Film français de Nathalie Najem (2025), avec Zita Hanrot, Bastien Bouillon, Alexia Chardard, Marianne Basler, Maya Hirsbein, Aurélien Gabrielli, Salim Talbi, Anaël Guez, Cyril di Vitta, Lilia Bollier Ivanova, Gianfranco Poddighe… 1h40. Sortie le 23 juillet 2025.
Bastien Bouillon
On a trop longtemps glissé sous le tapis le thème des violences conjugales pour ne pas se réjouir de voir le cinéma s’en emparer aujourd’hui pour sensibiliser le public à une cause essentielle. Avec son premier long métrage, Nathalie Najem a décidé d’utiliser le registre du thriller psychologique pour dépeindre un homme toxique qui étouffe sa jeune compagne sous son emprise au cours d’un voyage en Italie, tandis que son ex et sa fille appréhendent son retour, à travers le drame qui se joue à distance et qu’elles s’avèrent impuissantes à empêcher malgré leurs efforts.

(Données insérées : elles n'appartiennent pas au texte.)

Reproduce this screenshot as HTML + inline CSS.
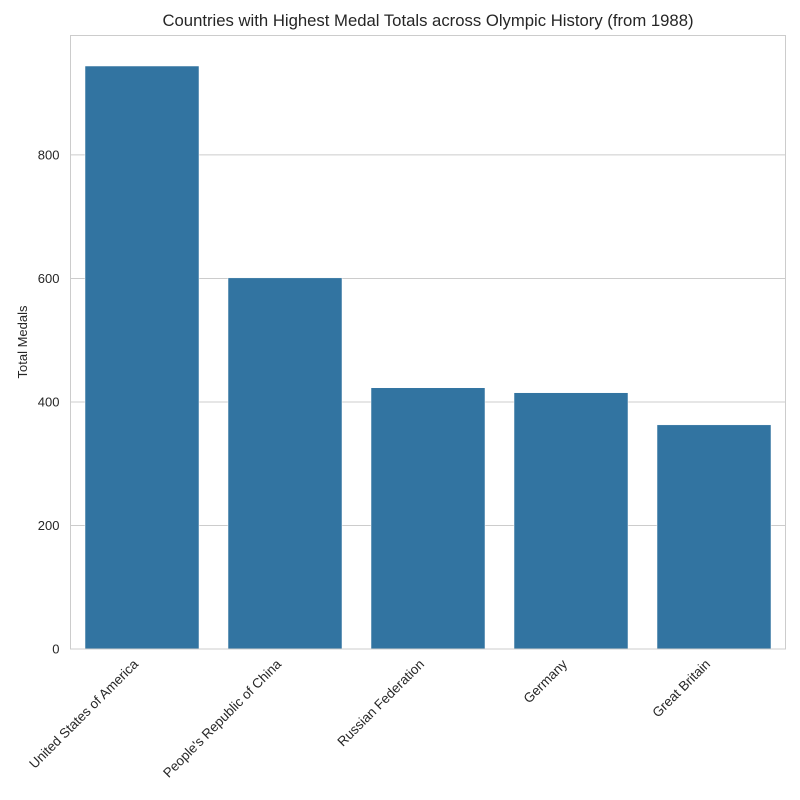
<!DOCTYPE html>
<html><head><meta charset="utf-8"><style>body{margin:0;background:#fff}svg{display:block;font-family:"Liberation Sans",sans-serif}</style></head>
<body>
<svg id="c" width="800" height="800">
<text x="428" y="26" text-anchor="middle" font-size="16.7" fill="#262626">Countries with Highest Medal Totals across Olympic History (from 1988)</text>
<text transform="translate(27,342) rotate(-90)" text-anchor="middle" font-size="13" fill="#262626">Total Medals</text>
</svg>
<script>
const categories=["United States of America","People's Republic of China","Russian Federation","Germany","Great Britain"];
const medals=[944,601,423,415,363];
const yTicks=[0,200,400,600,800];
const L=70.5,R=785.5,T=35.5,B=649;
const y=v=>B-v*(B-66)/944;
const step=(R-L)/categories.length;
const x=i=>L+step*i+step/2;
const svg=document.getElementById('c');
const NS='http://www.w3.org/2000/svg';
function mk(t,a){const e=document.createElementNS(NS,t);for(const k in a)e.setAttribute(k,a[k]);svg.appendChild(e);return e;}
yTicks.forEach(v=>{
 if(v>0){const g=mk('line',{x1:L,x2:R,y1:y(v),y2:y(v),stroke:'#cccccc','stroke-width':1});
 
 }
 const t=mk('text',{x:L-11,y:y(v)+4.5,'text-anchor':'end','font-size':13,fill:'#262626'});
 t.textContent=v;
 
 
});
medals.forEach((v,i)=>{
 const r=mk('rect',{x:x(i)-57,y:y(v),width:114,height:B-y(v),fill:'#3274a1',stroke:'#ffffff','stroke-width':0.5});
 
 
 const t=mk('text',{transform:`translate(${x(i)-3},${B+16}) rotate(-45)`,'text-anchor':'end','font-size':13.4,fill:'#262626'});
 t.textContent=categories[i];
 
 
});
const f=mk('rect',{x:L,y:T,width:R-L,height:B-T,fill:'none',stroke:'#cccccc','stroke-width':1});


</script>
</body></html>
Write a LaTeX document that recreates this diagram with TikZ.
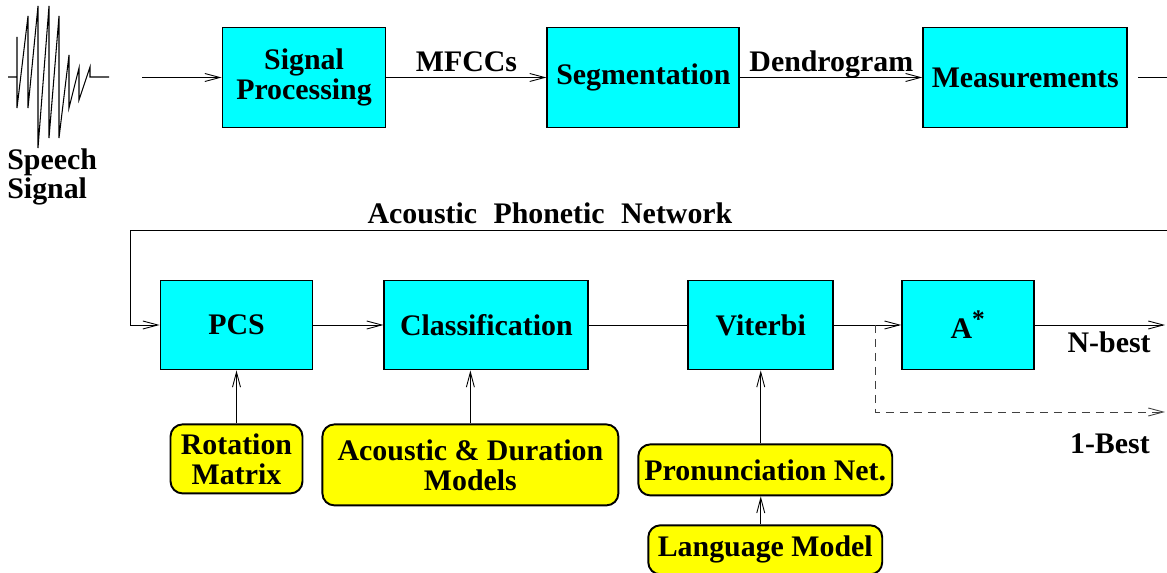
\documentclass[tikz,border=0pt]{standalone}
\usepackage{fontspec}
\newfontfamily\diagfont{Liberation Serif}
\usepackage{tikz}
\usetikzlibrary{arrows.meta, positioning, calc}
\definecolor{boxcyan}{RGB}{0,255,255}
\definecolor{boxyellow}{RGB}{255,255,0}
\tikzset{
	procbox/.style={draw, line width=1.1pt, fill=boxcyan, align=center, inner sep=1pt},
	databox/.style={draw, line width=1.1pt, fill=boxyellow, rounded corners=0.24cm, align=center, inner sep=1pt},
	arr/.style={->, line width=0.5pt},
	lbl/.style={text depth=0pt}
}

\begin{document}
\begin{tikzpicture}[x=0.02cm, y=-0.02cm,
	font=\diagfont\bfseries\fontsize{17}{17}\selectfont,
	>={Straight Barb[length=0.3cm, width=0.16cm]}]
	\useasboundingbox (0,0) rectangle (1167,573);
	% speech waveform
	\draw[line width=0.6pt] (8,77) -- (17,77) -- (17,37) -- (17,108) -- (28,16) -- (28,108)
	-- (38,6) -- (38,148) -- (49,6) -- (49,138) -- (59,16) -- (59,138) -- (69,55) -- (69,108)
	-- (79,68) -- (79,100) -- (90,67) -- (90,77) -- (109,77);
	\node[anchor=north west, align=left, inner sep=0pt] (speech) at (7,148) {Speech\\Signal};
	\coordinate (sigout) at (142,77.5);
	% top row
	\node[procbox,
	minimum width=3.26cm,
	minimum height=2cm] (sigproc) at (304,77.5) {Signal\\Processing};
	\node[procbox,
	minimum width=3.84cm,
	minimum height=2cm,
	right=3.2cm of sigproc] (segment) {Segmentation};
	\node[procbox,
	minimum width=4.08cm,
	minimum height=2cm,
	right=3.64cm of segment] (measure) {Measurements};
	\coordinate (measout) at (1167,77.5);
	% bottom row
	\node[procbox,
	minimum width=3.04cm,
	minimum height=1.78cm] (pcs) at (236.5,325) {PCS};
	\node[procbox,
	minimum width=4.08cm,
	minimum height=1.78cm,
	right=1.4cm of pcs] (classif) {Classification};
	\node[procbox,
	minimum width=2.9cm,
	minimum height=1.78cm,
	right=1.96cm of classif] (viterbi) {Viterbi};
	\node[procbox,
	minimum width=2.64cm,
	minimum height=1.78cm,
	right=1.34cm of viterbi] (astar) {A\textsuperscript{\Large *}};
	% model boxes
	\node[databox,
	minimum width=2.64cm,
	minimum height=1.38cm,
	below=1.06cm of pcs] (rotmat) {Rotation\\Matrix};
	\node[databox,
	minimum width=5.92cm,
	minimum height=1.62cm,
	below=1.06cm of classif, xshift=-0.32cm] (acmodels) {Acoustic \& Duration\\Models};
	\node[databox,
	minimum width=5.08cm,
	minimum height=1.02cm,
	below=1.46cm of viterbi, xshift=0.09cm] (pronnet) {Pronunciation Net.};
	\node[databox,
	minimum width=4.68cm,
	minimum height=0.98cm,
	below=0.56cm of pronnet] (langmodel) {Language Model};
	% feedback and outputs
	\coordinate (netin) at (1167,230);
	\coordinate (netcorner) at (130,230);
	\coordinate (split) at (875,325);
	\coordinate (nbest) at (1165,325);
	\coordinate (onebest) at (1165,412);
	% Arrows
	\draw[arr] (sigout) -- (sigproc);
	\draw[arr] (sigproc) -- node[above, lbl] {MFCCs} (segment);
	\draw[arr] (segment) -- node[above, lbl] {Dendrogram} (measure);
	\draw[line width=0.5pt] ([xshift=0.2cm]measure.east) -- (measout);
	\draw[arr] (netin) -- node[above, lbl, pos=0.595] {Acoustic\hspace{0.55em}Phonetic\hspace{0.55em}Network} (netcorner) |- (pcs.west);
	\draw[arr] (pcs) -- (classif);
	\draw[line width=0.5pt] (classif) -- (viterbi);
	\draw[arr] (viterbi) -- (astar);
	\draw[arr] (astar) -- node[below, pos=0.57] {N-best} (nbest);
	\draw[arr, dashed, dash pattern=on 0.16cm off 0.12cm, black!75] (split) |- node[below=9pt, pos=0.905, black] {1-Best} (onebest);
	\draw[arr] (rotmat) -- (pcs);
	\draw[arr] (acmodels.north) -- (acmodels.north |- classif.south);
	\draw[arr] (pronnet.north -| viterbi.south) -- (viterbi.south);
	\draw[arr] (langmodel.north -| viterbi.south) -- (pronnet.south -| viterbi.south);
\end{tikzpicture}
\end{document}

Dans un contre-emploi radical par rapport à ses rôles de séducteurs dans Partir un jour et Connemara, le personnage campé par Bastien Bouillon apparaît donc comme l’incarnation démoniaque d’un profil masculin particulièrement pervers que ses multiples addictions font basculer vers une violence décrite comme une seconde nature dont les origines importent au fond assez peu et ne sont en tout cas jamais invoquées ici comme des circonstances atténuantes. Jamais complaisante, la mise en scène instaure subtilement ce climat anxiogène en jouant simultanément sur la situation de ces deux femmes en miroir qui n’ont en commun que d’avoir succombé au charme trompeur du même mâle (mal ?), l’expérience de l’une ne pouvant être que d’un faible secours pour l’autre, tant qu’elles ne sont pas en mesure de communiquer. L’habileté du scénario consiste à souligner peu à peu la permanence d’un homme sous influence au double visage qui séduit pendant ses trop brefs moments de normalité et se transforme en monstre sous l’emprise de la drogue, révélant ainsi sa véritable nature que ne connaît au fond que le cercle de ses intimes.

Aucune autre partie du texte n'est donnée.